Whether bare foot or shod you should regularly clean the foot and frog sulci. Wash the bottom of the hoof with a betadine solution and let it dry to minimize bacterial and fungal build up. Treat the hoof with an anti-thrush medication a couple times a month to prevent or more if there is a thrush or white line invasion.
Trimming and shoeing schedules depend on the growth rates of the horse. Growth rates are effected by age, breed, use levels, and type of riding. With the onset of colder weather the growth rate gradually slows, making your horse's schedule a changing factor every visit. Also the weather conditions that we encounter in the span of time between visits needs to be addressed. Snow and icy conditions will need additional consideration. Snow pads and traction, the owners input on use levels, stabling and turnout, and more are all important bits of information to make a good choice for the winter shoeing package.

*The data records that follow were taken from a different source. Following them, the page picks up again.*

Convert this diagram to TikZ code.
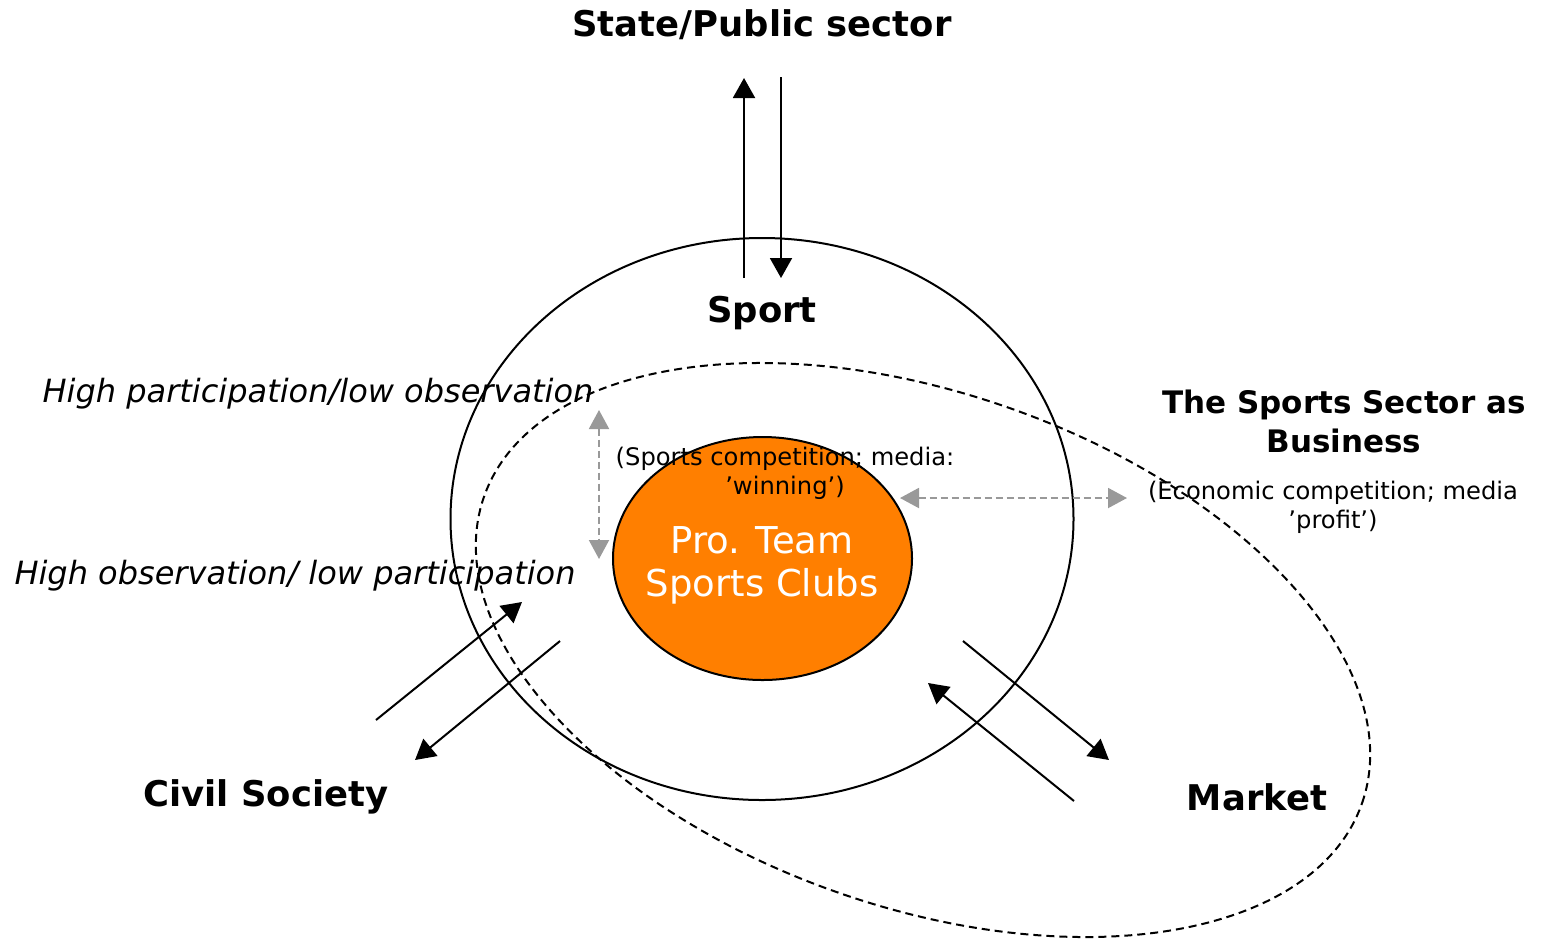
\documentclass[tikz,border=0pt]{standalone}
\usepackage{fontspec}
\setmainfont{DejaVu Sans}
\usetikzlibrary{arrows.meta, positioning, shapes.geometric}
\definecolor{clubfill}{HTML}{FF7F00}
\definecolor{linkgray}{HTML}{999999}

\begin{document}
\begin{tikzpicture}[
        x=0.5pt, y=-0.5pt,
        line width=1pt,
        head/.style = {font=\bfseries\fontsize{17.7}{21}\selectfont, align=center},
        subhead/.style = {font=\bfseries\fontsize{15.5}{19.5}\selectfont, align=center},
        note/.style = {font=\fontsize{12.1}{14.5}\selectfont, align=center},
        level/.style = {font=\itshape\fontsize{16}{19}\selectfont},
        ring/.style = {draw, ellipse, inner sep=0pt},
        flow/.style = {-{Triangle[length=10pt, width=11pt]}},
        link/.style = {{Triangle[length=9.5pt, width=10pt]}-{Triangle[length=9.5pt, width=10pt]},
                       linkgray, dash pattern=on 3.5pt off 2pt},
        ]
        \useasboundingbox (0,0) rectangle (1547,939);

        \node [ring, minimum width=311.5pt, minimum height=281pt] (sport) at (762,519) {};
        \node [ring, dash pattern=on 4pt off 2.5pt, rotate=-19.25,
               minimum width=465pt, minimum height=257pt] (business) at (923,650) {};
        \node [ring, fill=clubfill, minimum width=149.5pt, minimum height=121.5pt]
              (clubs) at (762.5,558.5) {};
        \node [text=white, align=center, font=\fontsize{18.5}{21.5}\selectfont]
              (clubname) at (762,565) {Pro. Team\\Sports Clubs};

        \node [head] (state) at (762,25) {State/Public sector};
        \node [head] (sporttitle) at (762,313) {Sport};
        \node [head] (civil) at (266,797) {Civil Society};
        \node [head] (market) at (1257,797) {Market};
        \node [subhead] (sector) at (1344,421) {The Sports Sector as\\Business};
        \node [note] (profit) at (1333,507) {(Economic competition; media\\’profit’)};
        \node [note] (winning) at (785,473) {(Sports competition; media:\\’winning’)};
        \node [level] (participation) at (318,394) {High participation/low observation};
        \node [level] (observation) at (295,576) {High observation/ low participation};

        \coordinate (stateout) at (744,278);
        \coordinate (statetip) at (744,78);
        \coordinate (statein) at (781,77);
        \coordinate (sporttip) at (781,278);
        \coordinate (civilout) at (376,720);
        \coordinate (civiltip) at (522,602);
        \coordinate (civilin) at (560,641);
        \coordinate (societytip) at (415,760);
        \coordinate (marketin) at (963,641);
        \coordinate (markettip) at (1109,760);
        \coordinate (marketout) at (1074,801);
        \coordinate (clubtip) at (928,683);
        \coordinate (winleft) at (900,498);
        \coordinate (profitright) at (1127,498);
        \coordinate (parttop) at (599,410);
        \coordinate (obsbottom) at (599,559);

        \draw [flow] (stateout) -- (statetip);
        \draw [flow] (statein) -- (sporttip);
        \draw [flow] (civilout) -- (civiltip);
        \draw [flow] (civilin) -- (societytip);
        \draw [flow] (marketin) -- (markettip);
        \draw [flow] (marketout) -- (clubtip);
        \draw [link] (winleft) -- (profitright);
        \draw [link] (parttop) -- (obsbottom);
    \end{tikzpicture}
\end{document}
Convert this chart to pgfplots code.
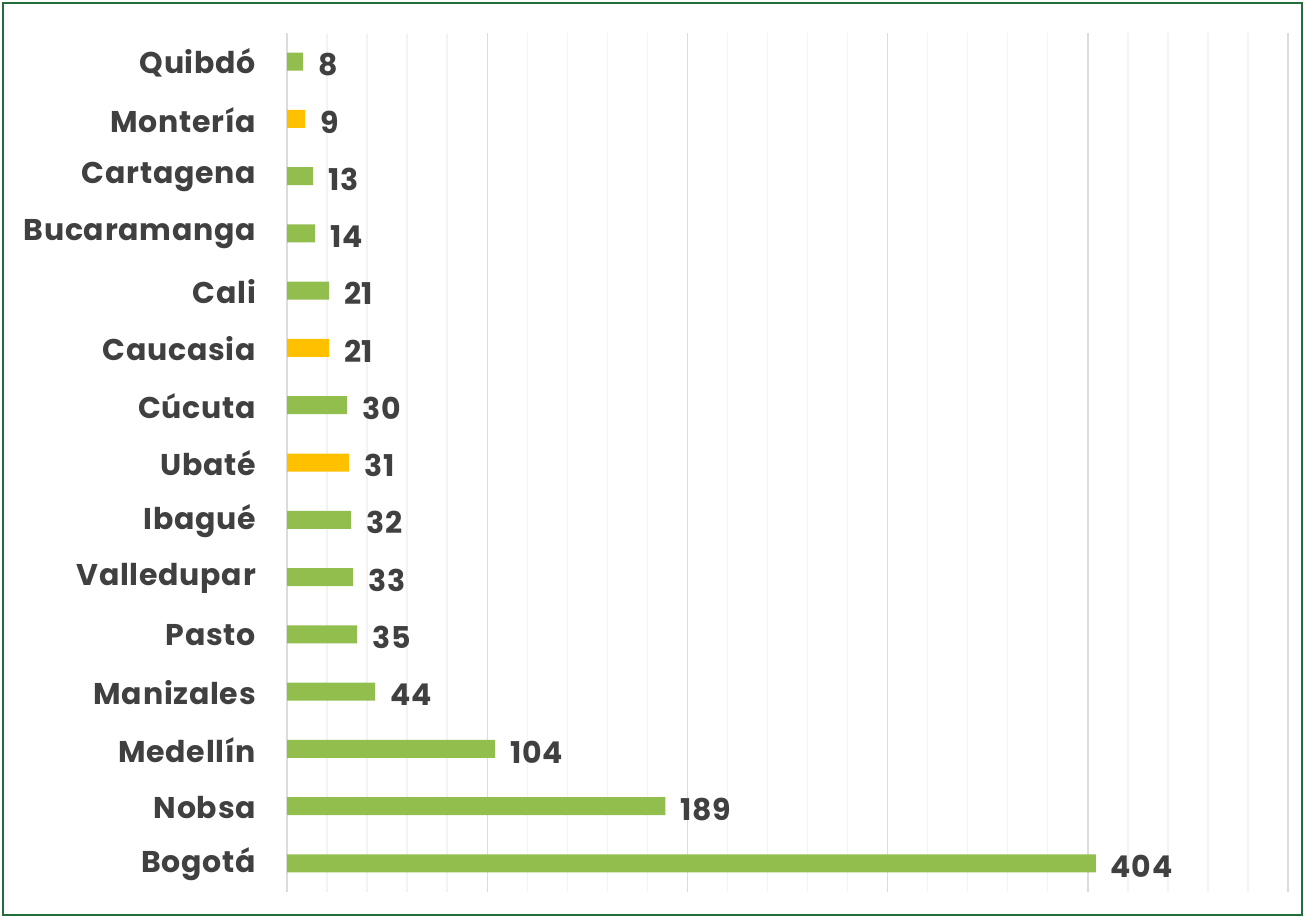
\documentclass[border=0pt]{standalone}
\usepackage{fontspec}
\setmainfont{Poppins}[LetterSpace=2.5]
\usepackage{pgfplots}
\pgfplotsset{compat=1.18}
\definecolor{bargreen}{RGB}{146,190,77}
\definecolor{barorange}{RGB}{255,192,0}
\definecolor{txt}{RGB}{64,64,64}
\definecolor{frame}{RGB}{33,110,60}
\definecolor{gridmajor}{RGB}{220,220,220}
\definecolor{gridminor}{RGB}{243,243,243}
\begin{document}
\begin{tikzpicture}
\path[use as bounding box] (0,0) rectangle (652pt,458.5pt);
\draw[frame, line width=1pt] (1.5pt,1pt) rectangle (651pt,457pt);
\begin{axis}[
  at={(143.5pt,12.5pt)}, anchor=south west,
  scale only axis, width=500.5pt, height=429.5pt,
  xmin=0, xmax=500, ymin=-0.5, ymax=14.5,
  xbar, bar width=9pt, bar shift=0pt,
  axis line style={draw=none},
  xtick={0,100,...,500}, minor xtick={20,40,...,480},
  xticklabels={},
  major tick length=0pt, minor tick length=0pt,
  xmajorgrids, xminorgrids,
  major grid style={draw=gridmajor, line width=0.7pt},
  minor grid style={draw=gridminor, line width=0.7pt},
  ytick={0,...,14},
  yticklabels={Bogotá,Nobsa,Medellín,Manizales,Pasto,Valledupar,Ibagué,Ubaté,Cúcuta,Caucasia,Cali,Bucaramanga,Cartagena,Montería,Quibdó},
  yticklabel style={font=\fontsize{15}{17}\selectfont\bfseries, text=txt, xshift=-12pt, yshift=-0.5pt},
  nodes near coords,
  nodes near coords style={font=\fontsize{15}{17}\selectfont\bfseries, text=txt, anchor=west, xshift=4pt, yshift=-1.5pt},
  point meta=explicit symbolic,
]
\addplot[fill=bargreen, draw=none] coordinates {
 (404,0) [404] (189,1) [189] (104,2) [104] (44,3) [44] (35,4) [35] (33,5) [33] (32,6) [32]
 (30,8) [30] (21,10) [21] (14,11) [14] (13,12) [13] (8,14) [8]
};
\addplot[fill=barorange, draw=none] coordinates {
 (31,7) [31] (21,9) [21] (9,13) [9]
};
\end{axis}
\end{tikzpicture}
\end{document}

If pulling the shoes on a horse that was shod all summer is something you’re considering, then removing the shoes early enough to allow the horse to acclimate to barefoot before the ground freezes is a must. The old nail holes will break away even with a good trim and the soles will become slightly sore until they callous becoming tougher. Treating the soles with Venice Turpentine, Keratex Hoof Hardener, Durasole, or any of the numerous products on the market will help with the transition to barefoot for the horse. While a bit of "walking on eggshells" is common, if your horse limps excessively, refuses to move, or constantly laying down then a visit from your farrier or vet is a good idea.
Thank you for your time in reading and I hope your fall riding and winter break is enjoyable and safe.